EXERCISE: Set down each line of the material that follows, exactly, with no pictures.

DATA SHOWN:
◆ ◆ ◆

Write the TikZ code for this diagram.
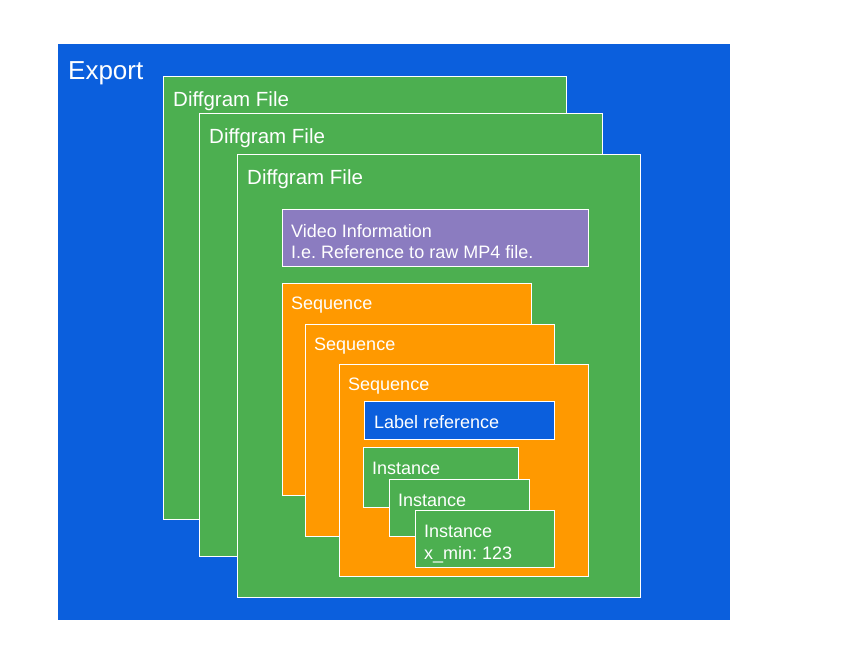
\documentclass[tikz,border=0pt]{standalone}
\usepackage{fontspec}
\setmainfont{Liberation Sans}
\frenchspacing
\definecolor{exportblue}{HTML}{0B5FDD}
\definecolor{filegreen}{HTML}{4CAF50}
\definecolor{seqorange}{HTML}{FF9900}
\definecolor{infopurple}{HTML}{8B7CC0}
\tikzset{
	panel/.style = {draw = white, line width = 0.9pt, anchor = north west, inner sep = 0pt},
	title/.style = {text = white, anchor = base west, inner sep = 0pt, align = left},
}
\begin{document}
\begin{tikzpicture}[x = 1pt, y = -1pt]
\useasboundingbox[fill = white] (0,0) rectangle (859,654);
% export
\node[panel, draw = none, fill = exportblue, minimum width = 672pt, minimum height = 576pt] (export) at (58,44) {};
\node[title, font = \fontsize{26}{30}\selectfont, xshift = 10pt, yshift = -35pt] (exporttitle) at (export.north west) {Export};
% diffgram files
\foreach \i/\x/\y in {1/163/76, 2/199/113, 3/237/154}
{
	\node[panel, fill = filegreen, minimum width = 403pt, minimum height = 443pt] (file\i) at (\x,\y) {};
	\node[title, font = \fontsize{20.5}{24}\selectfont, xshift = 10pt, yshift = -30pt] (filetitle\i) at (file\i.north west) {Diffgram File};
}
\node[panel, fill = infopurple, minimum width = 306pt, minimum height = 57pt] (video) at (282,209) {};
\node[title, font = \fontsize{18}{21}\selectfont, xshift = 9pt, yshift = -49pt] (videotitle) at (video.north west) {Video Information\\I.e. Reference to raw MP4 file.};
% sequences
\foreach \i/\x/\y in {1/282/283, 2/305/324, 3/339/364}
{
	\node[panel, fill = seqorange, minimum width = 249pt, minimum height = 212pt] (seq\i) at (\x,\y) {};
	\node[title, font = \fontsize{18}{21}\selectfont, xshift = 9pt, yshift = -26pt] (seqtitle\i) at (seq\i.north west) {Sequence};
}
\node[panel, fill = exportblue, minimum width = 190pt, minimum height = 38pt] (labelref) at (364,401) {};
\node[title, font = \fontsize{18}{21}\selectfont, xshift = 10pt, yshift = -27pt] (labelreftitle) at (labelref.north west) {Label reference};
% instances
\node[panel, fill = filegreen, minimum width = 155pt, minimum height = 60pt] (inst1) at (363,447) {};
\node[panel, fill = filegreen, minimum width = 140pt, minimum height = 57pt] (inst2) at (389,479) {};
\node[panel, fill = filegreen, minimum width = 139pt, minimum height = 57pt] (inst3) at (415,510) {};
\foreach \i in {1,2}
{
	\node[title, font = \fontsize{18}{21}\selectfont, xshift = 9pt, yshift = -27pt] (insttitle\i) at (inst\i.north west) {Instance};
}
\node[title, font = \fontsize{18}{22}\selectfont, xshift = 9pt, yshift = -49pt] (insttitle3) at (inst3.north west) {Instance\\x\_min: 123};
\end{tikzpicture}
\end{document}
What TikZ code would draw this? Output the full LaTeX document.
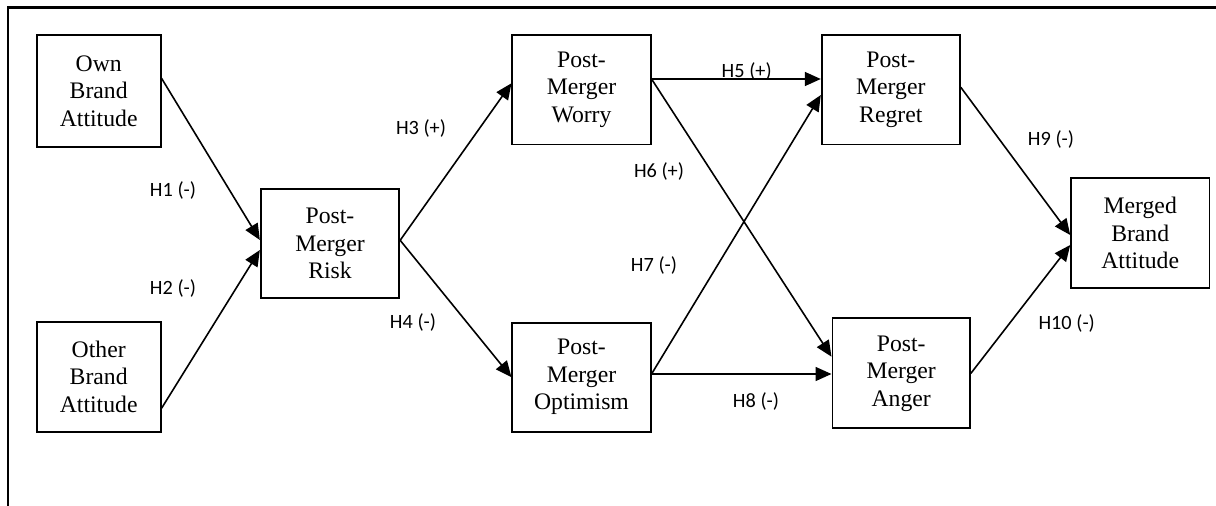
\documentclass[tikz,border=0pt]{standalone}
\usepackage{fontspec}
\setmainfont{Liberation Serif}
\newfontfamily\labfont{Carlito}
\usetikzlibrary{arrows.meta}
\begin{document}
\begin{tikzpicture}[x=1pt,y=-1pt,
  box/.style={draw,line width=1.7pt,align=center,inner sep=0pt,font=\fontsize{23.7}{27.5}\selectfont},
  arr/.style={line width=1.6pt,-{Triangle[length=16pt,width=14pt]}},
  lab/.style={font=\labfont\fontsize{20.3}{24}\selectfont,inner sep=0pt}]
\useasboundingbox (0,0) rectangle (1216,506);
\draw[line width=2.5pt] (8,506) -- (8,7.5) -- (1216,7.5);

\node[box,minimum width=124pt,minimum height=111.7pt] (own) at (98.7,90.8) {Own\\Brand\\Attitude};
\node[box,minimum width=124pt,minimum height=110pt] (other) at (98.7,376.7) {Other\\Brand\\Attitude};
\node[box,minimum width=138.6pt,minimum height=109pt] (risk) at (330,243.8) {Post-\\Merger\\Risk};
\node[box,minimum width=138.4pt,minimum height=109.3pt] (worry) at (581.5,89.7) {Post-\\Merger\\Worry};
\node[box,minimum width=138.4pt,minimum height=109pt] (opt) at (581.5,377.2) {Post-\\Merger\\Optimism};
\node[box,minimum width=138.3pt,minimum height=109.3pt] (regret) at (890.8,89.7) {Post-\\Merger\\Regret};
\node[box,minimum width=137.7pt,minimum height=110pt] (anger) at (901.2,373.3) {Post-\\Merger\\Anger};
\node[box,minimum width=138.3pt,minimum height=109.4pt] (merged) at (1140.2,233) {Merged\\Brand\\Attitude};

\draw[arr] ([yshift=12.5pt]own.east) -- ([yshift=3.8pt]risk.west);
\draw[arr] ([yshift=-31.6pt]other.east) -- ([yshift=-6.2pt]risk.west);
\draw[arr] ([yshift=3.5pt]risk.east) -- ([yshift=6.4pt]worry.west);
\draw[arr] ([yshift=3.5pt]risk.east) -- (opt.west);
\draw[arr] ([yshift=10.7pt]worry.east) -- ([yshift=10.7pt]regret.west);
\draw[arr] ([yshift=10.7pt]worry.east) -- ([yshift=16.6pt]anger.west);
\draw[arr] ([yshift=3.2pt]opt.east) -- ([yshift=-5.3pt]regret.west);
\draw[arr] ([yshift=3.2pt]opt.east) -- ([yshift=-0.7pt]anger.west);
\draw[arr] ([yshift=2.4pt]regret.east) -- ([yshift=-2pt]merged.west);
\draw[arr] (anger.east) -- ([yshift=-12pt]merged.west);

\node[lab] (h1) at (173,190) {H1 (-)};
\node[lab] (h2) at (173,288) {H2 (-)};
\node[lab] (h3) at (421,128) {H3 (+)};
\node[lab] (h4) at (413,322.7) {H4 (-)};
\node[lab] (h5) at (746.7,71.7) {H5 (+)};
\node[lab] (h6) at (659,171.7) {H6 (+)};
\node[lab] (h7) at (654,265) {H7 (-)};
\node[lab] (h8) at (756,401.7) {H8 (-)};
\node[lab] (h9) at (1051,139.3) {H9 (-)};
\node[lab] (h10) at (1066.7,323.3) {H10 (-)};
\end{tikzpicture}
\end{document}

◆ ◆ ◆

ANSWER TO THE EXERCISE:
Write the TikZ code for this diagram.
\documentclass[tikz,border=0pt]{standalone}
\usepackage{fontspec}
\setmainfont{Liberation Sans}
\frenchspacing
\definecolor{exportblue}{HTML}{0B5FDD}
\definecolor{filegreen}{HTML}{4CAF50}
\definecolor{seqorange}{HTML}{FF9900}
\definecolor{infopurple}{HTML}{8B7CC0}
\tikzset{
	panel/.style = {draw = white, line width = 0.9pt, anchor = north west, inner sep = 0pt},
	title/.style = {text = white, anchor = base west, inner sep = 0pt, align = left},
}
\begin{document}
\begin{tikzpicture}[x = 1pt, y = -1pt]
\useasboundingbox[fill = white] (0,0) rectangle (859,654);
% export
\node[panel, draw = none, fill = exportblue, minimum width = 672pt, minimum height = 576pt] (export) at (58,44) {};
\node[title, font = \fontsize{26}{30}\selectfont, xshift = 10pt, yshift = -35pt] (exporttitle) at (export.north west) {Export};
% diffgram files
\foreach \i/\x/\y in {1/163/76, 2/199/113, 3/237/154}
{
	\node[panel, fill = filegreen, minimum width = 403pt, minimum height = 443pt] (file\i) at (\x,\y) {};
	\node[title, font = \fontsize{20.5}{24}\selectfont, xshift = 10pt, yshift = -30pt] (filetitle\i) at (file\i.north west) {Diffgram File};
}
\node[panel, fill = infopurple, minimum width = 306pt, minimum height = 57pt] (video) at (282,209) {};
\node[title, font = \fontsize{18}{21}\selectfont, xshift = 9pt, yshift = -49pt] (videotitle) at (video.north west) {Video Information\\I.e. Reference to raw MP4 file.};
% sequences
\foreach \i/\x/\y in {1/282/283, 2/305/324, 3/339/364}
{
	\node[panel, fill = seqorange, minimum width = 249pt, minimum height = 212pt] (seq\i) at (\x,\y) {};
	\node[title, font = \fontsize{18}{21}\selectfont, xshift = 9pt, yshift = -26pt] (seqtitle\i) at (seq\i.north west) {Sequence};
}
\node[panel, fill = exportblue, minimum width = 190pt, minimum height = 38pt] (labelref) at (364,401) {};
\node[title, font = \fontsize{18}{21}\selectfont, xshift = 10pt, yshift = -27pt] (labelreftitle) at (labelref.north west) {Label reference};
% instances
\node[panel, fill = filegreen, minimum width = 155pt, minimum height = 60pt] (inst1) at (363,447) {};
\node[panel, fill = filegreen, minimum width = 140pt, minimum height = 57pt] (inst2) at (389,479) {};
\node[panel, fill = filegreen, minimum width = 139pt, minimum height = 57pt] (inst3) at (415,510) {};
\foreach \i in {1,2}
{
	\node[title, font = \fontsize{18}{21}\selectfont, xshift = 9pt, yshift = -27pt] (insttitle\i) at (inst\i.north west) {Instance};
}
\node[title, font = \fontsize{18}{22}\selectfont, xshift = 9pt, yshift = -49pt] (insttitle3) at (inst3.north west) {Instance\\x\_min: 123};
\end{tikzpicture}
\end{document}
What TikZ code would draw this? Output the full LaTeX document.
\documentclass[tikz,border=0pt]{standalone}
\usepackage{fontspec}
\setmainfont{Liberation Serif}
\newfontfamily\labfont{Carlito}
\usetikzlibrary{arrows.meta}
\begin{document}
\begin{tikzpicture}[x=1pt,y=-1pt,
  box/.style={draw,line width=1.7pt,align=center,inner sep=0pt,font=\fontsize{23.7}{27.5}\selectfont},
  arr/.style={line width=1.6pt,-{Triangle[length=16pt,width=14pt]}},
  lab/.style={font=\labfont\fontsize{20.3}{24}\selectfont,inner sep=0pt}]
\useasboundingbox (0,0) rectangle (1216,506);
\draw[line width=2.5pt] (8,506) -- (8,7.5) -- (1216,7.5);

\node[box,minimum width=124pt,minimum height=111.7pt] (own) at (98.7,90.8) {Own\\Brand\\Attitude};
\node[box,minimum width=124pt,minimum height=110pt] (other) at (98.7,376.7) {Other\\Brand\\Attitude};
\node[box,minimum width=138.6pt,minimum height=109pt] (risk) at (330,243.8) {Post-\\Merger\\Risk};
\node[box,minimum width=138.4pt,minimum height=109.3pt] (worry) at (581.5,89.7) {Post-\\Merger\\Worry};
\node[box,minimum width=138.4pt,minimum height=109pt] (opt) at (581.5,377.2) {Post-\\Merger\\Optimism};
\node[box,minimum width=138.3pt,minimum height=109.3pt] (regret) at (890.8,89.7) {Post-\\Merger\\Regret};
\node[box,minimum width=137.7pt,minimum height=110pt] (anger) at (901.2,373.3) {Post-\\Merger\\Anger};
\node[box,minimum width=138.3pt,minimum height=109.4pt] (merged) at (1140.2,233) {Merged\\Brand\\Attitude};

\draw[arr] ([yshift=12.5pt]own.east) -- ([yshift=3.8pt]risk.west);
\draw[arr] ([yshift=-31.6pt]other.east) -- ([yshift=-6.2pt]risk.west);
\draw[arr] ([yshift=3.5pt]risk.east) -- ([yshift=6.4pt]worry.west);
\draw[arr] ([yshift=3.5pt]risk.east) -- (opt.west);
\draw[arr] ([yshift=10.7pt]worry.east) -- ([yshift=10.7pt]regret.west);
\draw[arr] ([yshift=10.7pt]worry.east) -- ([yshift=16.6pt]anger.west);
\draw[arr] ([yshift=3.2pt]opt.east) -- ([yshift=-5.3pt]regret.west);
\draw[arr] ([yshift=3.2pt]opt.east) -- ([yshift=-0.7pt]anger.west);
\draw[arr] ([yshift=2.4pt]regret.east) -- ([yshift=-2pt]merged.west);
\draw[arr] (anger.east) -- ([yshift=-12pt]merged.west);

\node[lab] (h1) at (173,190) {H1 (-)};
\node[lab] (h2) at (173,288) {H2 (-)};
\node[lab] (h3) at (421,128) {H3 (+)};
\node[lab] (h4) at (413,322.7) {H4 (-)};
\node[lab] (h5) at (746.7,71.7) {H5 (+)};
\node[lab] (h6) at (659,171.7) {H6 (+)};
\node[lab] (h7) at (654,265) {H7 (-)};
\node[lab] (h8) at (756,401.7) {H8 (-)};
\node[lab] (h9) at (1051,139.3) {H9 (-)};
\node[lab] (h10) at (1066.7,323.3) {H10 (-)};
\end{tikzpicture}
\end{document}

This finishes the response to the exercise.